(Stored data entries)
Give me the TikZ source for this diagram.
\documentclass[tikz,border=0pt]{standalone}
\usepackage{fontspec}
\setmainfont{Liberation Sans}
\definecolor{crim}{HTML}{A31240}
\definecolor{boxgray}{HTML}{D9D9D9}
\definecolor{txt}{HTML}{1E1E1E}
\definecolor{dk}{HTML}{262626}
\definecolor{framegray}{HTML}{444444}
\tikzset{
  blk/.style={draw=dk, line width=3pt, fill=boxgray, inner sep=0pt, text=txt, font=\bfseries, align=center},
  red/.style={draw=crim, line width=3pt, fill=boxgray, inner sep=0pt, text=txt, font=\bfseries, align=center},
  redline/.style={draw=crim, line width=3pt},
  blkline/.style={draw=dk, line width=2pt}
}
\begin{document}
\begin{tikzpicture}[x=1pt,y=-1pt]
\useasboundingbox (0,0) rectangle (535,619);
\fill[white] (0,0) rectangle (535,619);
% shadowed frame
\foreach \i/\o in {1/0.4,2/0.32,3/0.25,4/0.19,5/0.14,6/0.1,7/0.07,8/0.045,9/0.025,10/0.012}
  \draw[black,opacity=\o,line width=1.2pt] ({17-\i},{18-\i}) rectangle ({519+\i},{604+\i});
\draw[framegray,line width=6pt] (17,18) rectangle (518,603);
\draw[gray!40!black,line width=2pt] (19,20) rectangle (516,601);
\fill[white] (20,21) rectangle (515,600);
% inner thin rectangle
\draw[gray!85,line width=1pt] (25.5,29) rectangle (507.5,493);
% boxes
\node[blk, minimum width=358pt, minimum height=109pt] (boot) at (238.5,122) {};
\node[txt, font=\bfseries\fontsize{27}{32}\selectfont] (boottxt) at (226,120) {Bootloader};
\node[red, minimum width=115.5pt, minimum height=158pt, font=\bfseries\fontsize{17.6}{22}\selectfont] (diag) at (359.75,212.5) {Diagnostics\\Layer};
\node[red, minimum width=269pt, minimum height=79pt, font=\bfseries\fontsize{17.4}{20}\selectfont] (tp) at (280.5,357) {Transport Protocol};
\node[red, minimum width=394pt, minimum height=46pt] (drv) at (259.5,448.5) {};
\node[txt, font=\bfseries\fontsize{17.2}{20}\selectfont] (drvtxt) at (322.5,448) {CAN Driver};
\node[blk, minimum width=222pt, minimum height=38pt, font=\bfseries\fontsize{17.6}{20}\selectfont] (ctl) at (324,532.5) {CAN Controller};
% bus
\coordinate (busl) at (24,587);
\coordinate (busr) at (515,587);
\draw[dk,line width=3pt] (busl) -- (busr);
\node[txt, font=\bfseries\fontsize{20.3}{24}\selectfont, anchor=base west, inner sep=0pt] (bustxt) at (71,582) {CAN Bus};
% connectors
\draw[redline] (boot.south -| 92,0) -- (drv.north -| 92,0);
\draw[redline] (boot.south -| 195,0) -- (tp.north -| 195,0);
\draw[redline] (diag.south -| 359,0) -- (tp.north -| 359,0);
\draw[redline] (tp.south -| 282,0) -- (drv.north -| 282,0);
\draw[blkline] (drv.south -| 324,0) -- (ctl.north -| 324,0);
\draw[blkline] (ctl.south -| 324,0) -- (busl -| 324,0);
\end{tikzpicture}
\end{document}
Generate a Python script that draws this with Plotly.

■ WHAT IS EXPECTED ■
Send back each record exactly as it stands.

■ TASK ANSWER ■
Give me the TikZ source for this diagram.
\documentclass[tikz,border=0pt]{standalone}
\usepackage{fontspec}
\setmainfont{Liberation Sans}
\definecolor{crim}{HTML}{A31240}
\definecolor{boxgray}{HTML}{D9D9D9}
\definecolor{txt}{HTML}{1E1E1E}
\definecolor{dk}{HTML}{262626}
\definecolor{framegray}{HTML}{444444}
\tikzset{
  blk/.style={draw=dk, line width=3pt, fill=boxgray, inner sep=0pt, text=txt, font=\bfseries, align=center},
  red/.style={draw=crim, line width=3pt, fill=boxgray, inner sep=0pt, text=txt, font=\bfseries, align=center},
  redline/.style={draw=crim, line width=3pt},
  blkline/.style={draw=dk, line width=2pt}
}
\begin{document}
\begin{tikzpicture}[x=1pt,y=-1pt]
\useasboundingbox (0,0) rectangle (535,619);
\fill[white] (0,0) rectangle (535,619);
% shadowed frame
\foreach \i/\o in {1/0.4,2/0.32,3/0.25,4/0.19,5/0.14,6/0.1,7/0.07,8/0.045,9/0.025,10/0.012}
  \draw[black,opacity=\o,line width=1.2pt] ({17-\i},{18-\i}) rectangle ({519+\i},{604+\i});
\draw[framegray,line width=6pt] (17,18) rectangle (518,603);
\draw[gray!40!black,line width=2pt] (19,20) rectangle (516,601);
\fill[white] (20,21) rectangle (515,600);
% inner thin rectangle
\draw[gray!85,line width=1pt] (25.5,29) rectangle (507.5,493);
% boxes
\node[blk, minimum width=358pt, minimum height=109pt] (boot) at (238.5,122) {};
\node[txt, font=\bfseries\fontsize{27}{32}\selectfont] (boottxt) at (226,120) {Bootloader};
\node[red, minimum width=115.5pt, minimum height=158pt, font=\bfseries\fontsize{17.6}{22}\selectfont] (diag) at (359.75,212.5) {Diagnostics\\Layer};
\node[red, minimum width=269pt, minimum height=79pt, font=\bfseries\fontsize{17.4}{20}\selectfont] (tp) at (280.5,357) {Transport Protocol};
\node[red, minimum width=394pt, minimum height=46pt] (drv) at (259.5,448.5) {};
\node[txt, font=\bfseries\fontsize{17.2}{20}\selectfont] (drvtxt) at (322.5,448) {CAN Driver};
\node[blk, minimum width=222pt, minimum height=38pt, font=\bfseries\fontsize{17.6}{20}\selectfont] (ctl) at (324,532.5) {CAN Controller};
% bus
\coordinate (busl) at (24,587);
\coordinate (busr) at (515,587);
\draw[dk,line width=3pt] (busl) -- (busr);
\node[txt, font=\bfseries\fontsize{20.3}{24}\selectfont, anchor=base west, inner sep=0pt] (bustxt) at (71,582) {CAN Bus};
% connectors
\draw[redline] (boot.south -| 92,0) -- (drv.north -| 92,0);
\draw[redline] (boot.south -| 195,0) -- (tp.north -| 195,0);
\draw[redline] (diag.south -| 359,0) -- (tp.north -| 359,0);
\draw[redline] (tp.south -| 282,0) -- (drv.north -| 282,0);
\draw[blkline] (drv.south -| 324,0) -- (ctl.north -| 324,0);
\draw[blkline] (ctl.south -| 324,0) -- (busl -| 324,0);
\end{tikzpicture}
\end{document}
Generate a Python script that draws this with Plotly.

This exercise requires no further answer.